[Short problem] Copy out the data below as written; omit any images.

[Data segment]
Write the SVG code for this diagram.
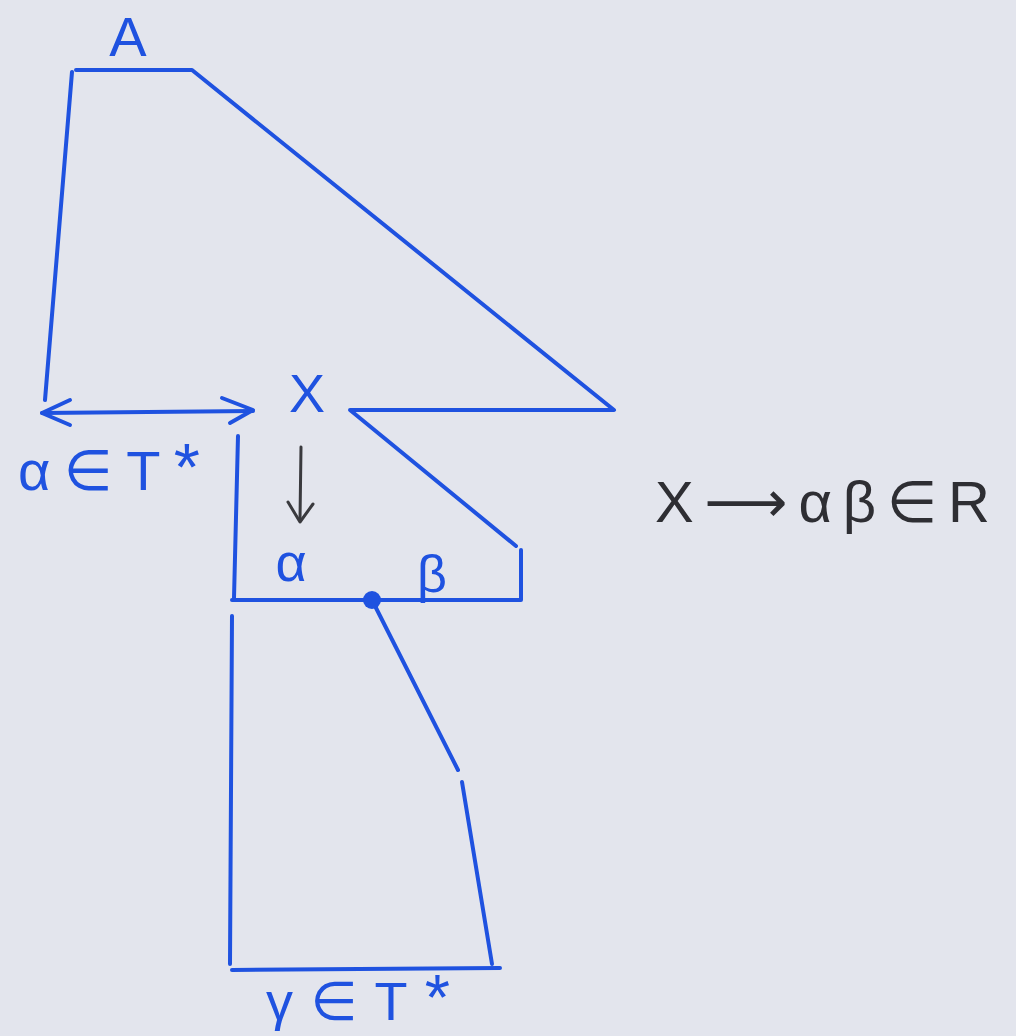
<svg xmlns="http://www.w3.org/2000/svg" width="1016" height="1036" viewBox="0 0 1016 1036">
<style>
.ln{fill:none;stroke:#1f52e0;stroke-width:4;stroke-linecap:round;stroke-linejoin:round}
.bk{fill:none;stroke:#3a3a3e;stroke-width:3;stroke-linecap:round;stroke-linejoin:round}
.bt{font-family:"Liberation Sans","DejaVu Sans",sans-serif;fill:#1f52e0}
.kt{font-family:"Liberation Sans","DejaVu Sans",sans-serif;fill:#2e2e33}
.st{font-size:1.2em}
</style>
<rect x="0" y="0" width="1016" height="1036" fill="#e3e5ed"/>
<g id="connectors">
<path class="ln" d="M72,72 L45,400"/>
<path class="ln" d="M76,70 L192,70 L614,410 L350,410 L516,546"/>
<path class="ln" d="M521,550 L521,600 L232,600"/>
<path class="ln" d="M238,436 L234,598"/>
<path class="ln" d="M232,616 L230,964"/>
<path class="ln" d="M372,600 L458,770"/>
<path class="ln" d="M462,782 L492,964"/>
<path class="ln" d="M232,970 L500,968"/>
<path class="ln" d="M42,413 L253,411"/>
<path class="ln" d="M70,400 L42,413 L70,425"/>
<path class="ln" d="M222,398 L253,410 L230,423"/>
<circle cx="372" cy="600" r="9" fill="#1f52e0"/>
<path class="bk" d="M301,447 L300,520"/>
<path class="bk" d="M288,502 L300,522 L313,504"/>
</g>
<g id="node-A"><text class="bt" x="128" y="56" font-size="56" text-anchor="middle">A</text></g>
<g id="node-X"><text class="bt" x="307" y="412" font-size="54" text-anchor="middle">X</text></g>
<g id="node-alpha"><text class="bt" x="291" y="581" font-size="54" text-anchor="middle">α</text></g>
<g id="node-beta"><text class="bt" x="432" y="592" font-size="52" text-anchor="middle">β</text></g>
<g id="label-alpha-T"><text class="bt" x="18" y="490" font-size="56" textLength="182" lengthAdjust="spacing">α∈T<tspan class="st">*</tspan></text></g>
<g id="label-gamma-T"><text class="bt" x="266" y="1020" font-size="54" textLength="184" lengthAdjust="spacing">γ∈T<tspan class="st">*</tspan></text></g>
<g id="label-rule"><text class="kt" x="655" y="522" font-size="58" textLength="335" lengthAdjust="spacing">X⟶αβ∈R</text></g>
</svg>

[Written solution]
Write the SVG code for this diagram.
<svg xmlns="http://www.w3.org/2000/svg" width="1016" height="1036" viewBox="0 0 1016 1036">
<style>
.ln{fill:none;stroke:#1f52e0;stroke-width:4;stroke-linecap:round;stroke-linejoin:round}
.bk{fill:none;stroke:#3a3a3e;stroke-width:3;stroke-linecap:round;stroke-linejoin:round}
.bt{font-family:"Liberation Sans","DejaVu Sans",sans-serif;fill:#1f52e0}
.kt{font-family:"Liberation Sans","DejaVu Sans",sans-serif;fill:#2e2e33}
.st{font-size:1.2em}
</style>
<rect x="0" y="0" width="1016" height="1036" fill="#e3e5ed"/>
<g id="connectors">
<path class="ln" d="M72,72 L45,400"/>
<path class="ln" d="M76,70 L192,70 L614,410 L350,410 L516,546"/>
<path class="ln" d="M521,550 L521,600 L232,600"/>
<path class="ln" d="M238,436 L234,598"/>
<path class="ln" d="M232,616 L230,964"/>
<path class="ln" d="M372,600 L458,770"/>
<path class="ln" d="M462,782 L492,964"/>
<path class="ln" d="M232,970 L500,968"/>
<path class="ln" d="M42,413 L253,411"/>
<path class="ln" d="M70,400 L42,413 L70,425"/>
<path class="ln" d="M222,398 L253,410 L230,423"/>
<circle cx="372" cy="600" r="9" fill="#1f52e0"/>
<path class="bk" d="M301,447 L300,520"/>
<path class="bk" d="M288,502 L300,522 L313,504"/>
</g>
<g id="node-A"><text class="bt" x="128" y="56" font-size="56" text-anchor="middle">A</text></g>
<g id="node-X"><text class="bt" x="307" y="412" font-size="54" text-anchor="middle">X</text></g>
<g id="node-alpha"><text class="bt" x="291" y="581" font-size="54" text-anchor="middle">α</text></g>
<g id="node-beta"><text class="bt" x="432" y="592" font-size="52" text-anchor="middle">β</text></g>
<g id="label-alpha-T"><text class="bt" x="18" y="490" font-size="56" textLength="182" lengthAdjust="spacing">α∈T<tspan class="st">*</tspan></text></g>
<g id="label-gamma-T"><text class="bt" x="266" y="1020" font-size="54" textLength="184" lengthAdjust="spacing">γ∈T<tspan class="st">*</tspan></text></g>
<g id="label-rule"><text class="kt" x="655" y="522" font-size="58" textLength="335" lengthAdjust="spacing">X⟶αβ∈R</text></g>
</svg>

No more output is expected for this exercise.